## Exercise
Return the material word for word. Do not include the pictures.

## Source data
= = = =
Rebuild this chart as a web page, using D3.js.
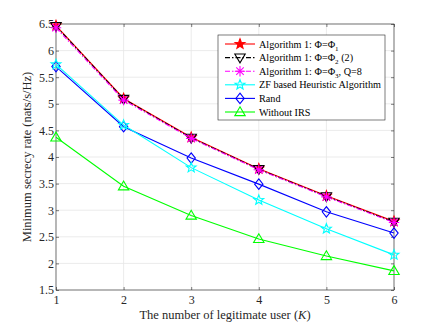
<!DOCTYPE html>
<html>
<head>
<meta charset="utf-8">
<script src="https://cdn.jsdelivr.net/npm/d3@7"></script>
<style>
  body { margin: 0; background: #fff; }
  text { font-family: "Liberation Serif", "Times New Roman", serif; }
</style>
</head>
<body>
<div id="chart"></div>
<script>
// data
const users = [1, 2, 3, 4, 5, 6];
const alg1Phi1 = [6.47, 5.10, 4.37, 3.78, 3.27, 2.79];
const alg1Phi2 = [6.46, 5.09, 4.36, 3.77, 3.26, 2.78];
const alg1Phi3 = [6.43, 5.07, 4.35, 3.76, 3.25, 2.77];
const zfHeuristic = [5.74, 4.60, 3.80, 3.19, 2.65, 2.16];
const randPhase = [5.70, 4.57, 3.98, 3.49, 2.97, 2.57];
const withoutIRS = [4.37, 3.45, 2.90, 2.46, 2.14, 1.86];
const yTicks = [1.5, 2, 2.5, 3, 3.5, 4, 4.5, 5, 5.5, 6, 6.5];

const series = [
  { name: "alg1", values: alg1Phi1, color: "#ff0000", dash: null, marker: "pentagram", fill: "#ff0000" },
  { name: "alg2", values: alg1Phi2, color: "#000000", dash: "5,2,1.5,2", marker: "triangleDown", fill: "none" },
  { name: "alg3", values: alg1Phi3, color: "#ff00ff", dash: "5,2,1.5,2", marker: "asterisk", fill: "none" },
  { name: "zf", values: zfHeuristic, color: "#00ffff", dash: null, marker: "pentagram", fill: "none" },
  { name: "rand", values: randPhase, color: "#0000ff", dash: null, marker: "diamond", fill: "none" },
  { name: "noirs", values: withoutIRS, color: "#00ff00", dash: null, marker: "triangleUp", fill: "none" }
];

const width = 436, height = 327;
const margin = { top: 24, right: 42, bottom: 37, left: 56 };
const w = width - margin.left - margin.right;
const h = height - margin.top - margin.bottom;

const svg = d3.select("#chart").append("svg")
  .attr("width", width).attr("height", height);
const g = svg.append("g").attr("transform", `translate(${margin.left},${margin.top})`);

const x = d3.scaleLinear().domain([1, 6]).range([0, w]);
const y = d3.scaleLinear().domain([1.5, 6.5]).range([h, 0]);

// grid
g.append("g").selectAll("line").data(users).enter().append("line")
  .attr("x1", d => x(d)).attr("x2", d => x(d)).attr("y1", 0).attr("y2", h)
  .attr("stroke", "#e6e6e6").attr("stroke-width", 0.8);
g.append("g").selectAll("line").data(yTicks).enter().append("line")
  .attr("x1", 0).attr("x2", w).attr("y1", d => y(d)).attr("y2", d => y(d))
  .attr("stroke", "#e6e6e6").attr("stroke-width", 0.8);

// axes (MATLAB style, ticks inward on all sides)
const axisColor = "#262626";
function styleAxis(sel) {
  sel.select(".domain").remove();
  sel.selectAll("line").attr("stroke", axisColor).attr("stroke-width", 0.6);
  sel.selectAll("text").attr("fill", "#262626").style("font-size", "12px");
}
g.append("g").attr("transform", `translate(0,${h})`)
  .call(d3.axisBottom(x).tickValues(users).tickFormat(d3.format("d")).tickSize(-3).tickPadding(5))
  .call(styleAxis);
g.append("g")
  .call(d3.axisLeft(y).tickValues(yTicks).tickFormat(d => d).tickSize(-3).tickPadding(2))
  .call(styleAxis);
g.append("g")
  .call(d3.axisTop(x).tickValues(users).tickFormat("").tickSize(-3))
  .call(styleAxis);
g.append("g").attr("transform", `translate(${w},0)`)
  .call(d3.axisRight(y).tickValues(yTicks).tickFormat("").tickSize(-3))
  .call(styleAxis);
g.append("rect").attr("width", w).attr("height", h)
  .attr("fill", "none").attr("stroke", axisColor).attr("stroke-width", 0.6);

// markers
function markerPath(type, s) {
  if (type === "pentagram") {
    const pts = [];
    for (let i = 0; i < 10; i++) {
      const r = i % 2 === 0 ? s : s * 0.42;
      const a = -Math.PI / 2 + i * Math.PI / 5;
      pts.push([r * Math.cos(a), r * Math.sin(a)]);
    }
    return "M" + pts.map(p => p.join(",")).join("L") + "Z";
  }
  if (type === "triangleDown") return `M${-s},${-s * 0.7}L${s},${-s * 0.7}L0,${s}Z`;
  if (type === "triangleUp") return `M${-s},${s * 0.7}L${s},${s * 0.7}L0,${-s}Z`;
  if (type === "diamond") return `M0,${-s}L${s * 0.8},0L0,${s}L${-s * 0.8},0Z`;
  if (type === "asterisk") {
    let p = `M${-s},0L${s},0M0,${-s}L0,${s}`;
    const d = s * 0.72;
    p += `M${-d},${-d}L${d},${d}M${-d},${d}L${d},${-d}`;
    return p;
  }
  return "";
}

const line = d3.line().x((d, i) => x(users[i])).y(d => y(d));
const markerSize = 5.2;

// draw series, bottom-most first so the legend order is on top
const drawOrder = ["noirs", "rand", "zf", "alg1", "alg2", "alg3"];
drawOrder.forEach(name => {
  const s = series.find(d => d.name === name);
  g.append("path").datum(s.values)
    .attr("d", line).attr("fill", "none")
    .attr("stroke", s.color).attr("stroke-width", 1.1)
    .attr("stroke-dasharray", s.dash);
  g.append("g").selectAll("path").data(s.values).enter().append("path")
    .attr("transform", (d, i) => `translate(${x(users[i])},${y(d)})`)
    .attr("d", markerPath(s.marker, markerSize))
    .attr("fill", s.fill).attr("stroke", s.color).attr("stroke-width", 1.1);
});

// legend
const legendX = 218 - margin.left, legendY = 35 - margin.top;
const legend = g.append("g").attr("transform", `translate(${legendX},${legendY})`);
legend.append("rect").attr("width", 167).attr("height", 85)
  .attr("fill", "#fff").attr("stroke", axisColor).attr("stroke-width", 0.6);
const labels = [
  ["Algorithm 1: \u03A6=\u03A6", "1", ""],
  ["Algorithm 1: \u03A6=\u03A6", "2", " (2)"],
  ["Algorithm 1: \u03A6=\u03A6", "3", ", Q=8"],
  ["ZF based Heuristic Algorithm", "", ""],
  ["Rand", "", ""],
  ["Without IRS", "", ""]
];
series.forEach((s, i) => {
  const ly = 9 + i * 13.6;
  const row = legend.append("g").attr("transform", `translate(0,${ly})`);
  row.append("line").attr("x1", 7).attr("x2", 37).attr("y1", 0).attr("y2", 0)
    .attr("stroke", s.color).attr("stroke-width", 1.1).attr("stroke-dasharray", s.dash);
  row.append("path").attr("transform", "translate(22,0)")
    .attr("d", markerPath(s.marker, markerSize))
    .attr("fill", s.fill).attr("stroke", s.color).attr("stroke-width", 1.1);
  const t = row.append("text").attr("x", 41).attr("y", 3.5)
    .style("font-size", "10.2px").attr("fill", "#000");
  t.append("tspan").text(labels[i][0]);
  if (labels[i][1]) {
    t.append("tspan").attr("dy", 3).style("font-size", "7px").text(labels[i][1]);
    t.append("tspan").attr("dy", -3).text(labels[i][2]);
  }
});

// axis labels
svg.append("text")
  .attr("x", margin.left + w / 2).attr("y", 319)
  .attr("text-anchor", "middle").style("font-size", "12.5px").attr("fill", "#262626")
  .call(t => {
    t.append("tspan").text("The number of legitimate user (");
    t.append("tspan").style("font-style", "italic").text("K");
    t.append("tspan").text(")");
  });
svg.append("text")
  .attr("transform", `translate(31,${margin.top + h / 2}) rotate(-90)`)
  .attr("text-anchor", "middle").style("font-size", "12.5px").attr("fill", "#262626")
  .text("Minimum secrecy rate (nats/s/Hz)");
</script>
</body>
</html>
= = = =
## Response to this task
Rebuild this chart as a web page, using D3.js.
<!DOCTYPE html>
<html>
<head>
<meta charset="utf-8">
<script src="https://cdn.jsdelivr.net/npm/d3@7"></script>
<style>
  body { margin: 0; background: #fff; }
  text { font-family: "Liberation Serif", "Times New Roman", serif; }
</style>
</head>
<body>
<div id="chart"></div>
<script>
// data
const users = [1, 2, 3, 4, 5, 6];
const alg1Phi1 = [6.47, 5.10, 4.37, 3.78, 3.27, 2.79];
const alg1Phi2 = [6.46, 5.09, 4.36, 3.77, 3.26, 2.78];
const alg1Phi3 = [6.43, 5.07, 4.35, 3.76, 3.25, 2.77];
const zfHeuristic = [5.74, 4.60, 3.80, 3.19, 2.65, 2.16];
const randPhase = [5.70, 4.57, 3.98, 3.49, 2.97, 2.57];
const withoutIRS = [4.37, 3.45, 2.90, 2.46, 2.14, 1.86];
const yTicks = [1.5, 2, 2.5, 3, 3.5, 4, 4.5, 5, 5.5, 6, 6.5];

const series = [
  { name: "alg1", values: alg1Phi1, color: "#ff0000", dash: null, marker: "pentagram", fill: "#ff0000" },
  { name: "alg2", values: alg1Phi2, color: "#000000", dash: "5,2,1.5,2", marker: "triangleDown", fill: "none" },
  { name: "alg3", values: alg1Phi3, color: "#ff00ff", dash: "5,2,1.5,2", marker: "asterisk", fill: "none" },
  { name: "zf", values: zfHeuristic, color: "#00ffff", dash: null, marker: "pentagram", fill: "none" },
  { name: "rand", values: randPhase, color: "#0000ff", dash: null, marker: "diamond", fill: "none" },
  { name: "noirs", values: withoutIRS, color: "#00ff00", dash: null, marker: "triangleUp", fill: "none" }
];

const width = 436, height = 327;
const margin = { top: 24, right: 42, bottom: 37, left: 56 };
const w = width - margin.left - margin.right;
const h = height - margin.top - margin.bottom;

const svg = d3.select("#chart").append("svg")
  .attr("width", width).attr("height", height);
const g = svg.append("g").attr("transform", `translate(${margin.left},${margin.top})`);

const x = d3.scaleLinear().domain([1, 6]).range([0, w]);
const y = d3.scaleLinear().domain([1.5, 6.5]).range([h, 0]);

// grid
g.append("g").selectAll("line").data(users).enter().append("line")
  .attr("x1", d => x(d)).attr("x2", d => x(d)).attr("y1", 0).attr("y2", h)
  .attr("stroke", "#e6e6e6").attr("stroke-width", 0.8);
g.append("g").selectAll("line").data(yTicks).enter().append("line")
  .attr("x1", 0).attr("x2", w).attr("y1", d => y(d)).attr("y2", d => y(d))
  .attr("stroke", "#e6e6e6").attr("stroke-width", 0.8);

// axes (MATLAB style, ticks inward on all sides)
const axisColor = "#262626";
function styleAxis(sel) {
  sel.select(".domain").remove();
  sel.selectAll("line").attr("stroke", axisColor).attr("stroke-width", 0.6);
  sel.selectAll("text").attr("fill", "#262626").style("font-size", "12px");
}
g.append("g").attr("transform", `translate(0,${h})`)
  .call(d3.axisBottom(x).tickValues(users).tickFormat(d3.format("d")).tickSize(-3).tickPadding(5))
  .call(styleAxis);
g.append("g")
  .call(d3.axisLeft(y).tickValues(yTicks).tickFormat(d => d).tickSize(-3).tickPadding(2))
  .call(styleAxis);
g.append("g")
  .call(d3.axisTop(x).tickValues(users).tickFormat("").tickSize(-3))
  .call(styleAxis);
g.append("g").attr("transform", `translate(${w},0)`)
  .call(d3.axisRight(y).tickValues(yTicks).tickFormat("").tickSize(-3))
  .call(styleAxis);
g.append("rect").attr("width", w).attr("height", h)
  .attr("fill", "none").attr("stroke", axisColor).attr("stroke-width", 0.6);

// markers
function markerPath(type, s) {
  if (type === "pentagram") {
    const pts = [];
    for (let i = 0; i < 10; i++) {
      const r = i % 2 === 0 ? s : s * 0.42;
      const a = -Math.PI / 2 + i * Math.PI / 5;
      pts.push([r * Math.cos(a), r * Math.sin(a)]);
    }
    return "M" + pts.map(p => p.join(",")).join("L") + "Z";
  }
  if (type === "triangleDown") return `M${-s},${-s * 0.7}L${s},${-s * 0.7}L0,${s}Z`;
  if (type === "triangleUp") return `M${-s},${s * 0.7}L${s},${s * 0.7}L0,${-s}Z`;
  if (type === "diamond") return `M0,${-s}L${s * 0.8},0L0,${s}L${-s * 0.8},0Z`;
  if (type === "asterisk") {
    let p = `M${-s},0L${s},0M0,${-s}L0,${s}`;
    const d = s * 0.72;
    p += `M${-d},${-d}L${d},${d}M${-d},${d}L${d},${-d}`;
    return p;
  }
  return "";
}

const line = d3.line().x((d, i) => x(users[i])).y(d => y(d));
const markerSize = 5.2;

// draw series, bottom-most first so the legend order is on top
const drawOrder = ["noirs", "rand", "zf", "alg1", "alg2", "alg3"];
drawOrder.forEach(name => {
  const s = series.find(d => d.name === name);
  g.append("path").datum(s.values)
    .attr("d", line).attr("fill", "none")
    .attr("stroke", s.color).attr("stroke-width", 1.1)
    .attr("stroke-dasharray", s.dash);
  g.append("g").selectAll("path").data(s.values).enter().append("path")
    .attr("transform", (d, i) => `translate(${x(users[i])},${y(d)})`)
    .attr("d", markerPath(s.marker, markerSize))
    .attr("fill", s.fill).attr("stroke", s.color).attr("stroke-width", 1.1);
});

// legend
const legendX = 218 - margin.left, legendY = 35 - margin.top;
const legend = g.append("g").attr("transform", `translate(${legendX},${legendY})`);
legend.append("rect").attr("width", 167).attr("height", 85)
  .attr("fill", "#fff").attr("stroke", axisColor).attr("stroke-width", 0.6);
const labels = [
  ["Algorithm 1: \u03A6=\u03A6", "1", ""],
  ["Algorithm 1: \u03A6=\u03A6", "2", " (2)"],
  ["Algorithm 1: \u03A6=\u03A6", "3", ", Q=8"],
  ["ZF based Heuristic Algorithm", "", ""],
  ["Rand", "", ""],
  ["Without IRS", "", ""]
];
series.forEach((s, i) => {
  const ly = 9 + i * 13.6;
  const row = legend.append("g").attr("transform", `translate(0,${ly})`);
  row.append("line").attr("x1", 7).attr("x2", 37).attr("y1", 0).attr("y2", 0)
    .attr("stroke", s.color).attr("stroke-width", 1.1).attr("stroke-dasharray", s.dash);
  row.append("path").attr("transform", "translate(22,0)")
    .attr("d", markerPath(s.marker, markerSize))
    .attr("fill", s.fill).attr("stroke", s.color).attr("stroke-width", 1.1);
  const t = row.append("text").attr("x", 41).attr("y", 3.5)
    .style("font-size", "10.2px").attr("fill", "#000");
  t.append("tspan").text(labels[i][0]);
  if (labels[i][1]) {
    t.append("tspan").attr("dy", 3).style("font-size", "7px").text(labels[i][1]);
    t.append("tspan").attr("dy", -3).text(labels[i][2]);
  }
});

// axis labels
svg.append("text")
  .attr("x", margin.left + w / 2).attr("y", 319)
  .attr("text-anchor", "middle").style("font-size", "12.5px").attr("fill", "#262626")
  .call(t => {
    t.append("tspan").text("The number of legitimate user (");
    t.append("tspan").style("font-style", "italic").text("K");
    t.append("tspan").text(")");
  });
svg.append("text")
  .attr("transform", `translate(31,${margin.top + h / 2}) rotate(-90)`)
  .attr("text-anchor", "middle").style("font-size", "12.5px").attr("fill", "#262626")
  .text("Minimum secrecy rate (nats/s/Hz)");
</script>
</body>
</html>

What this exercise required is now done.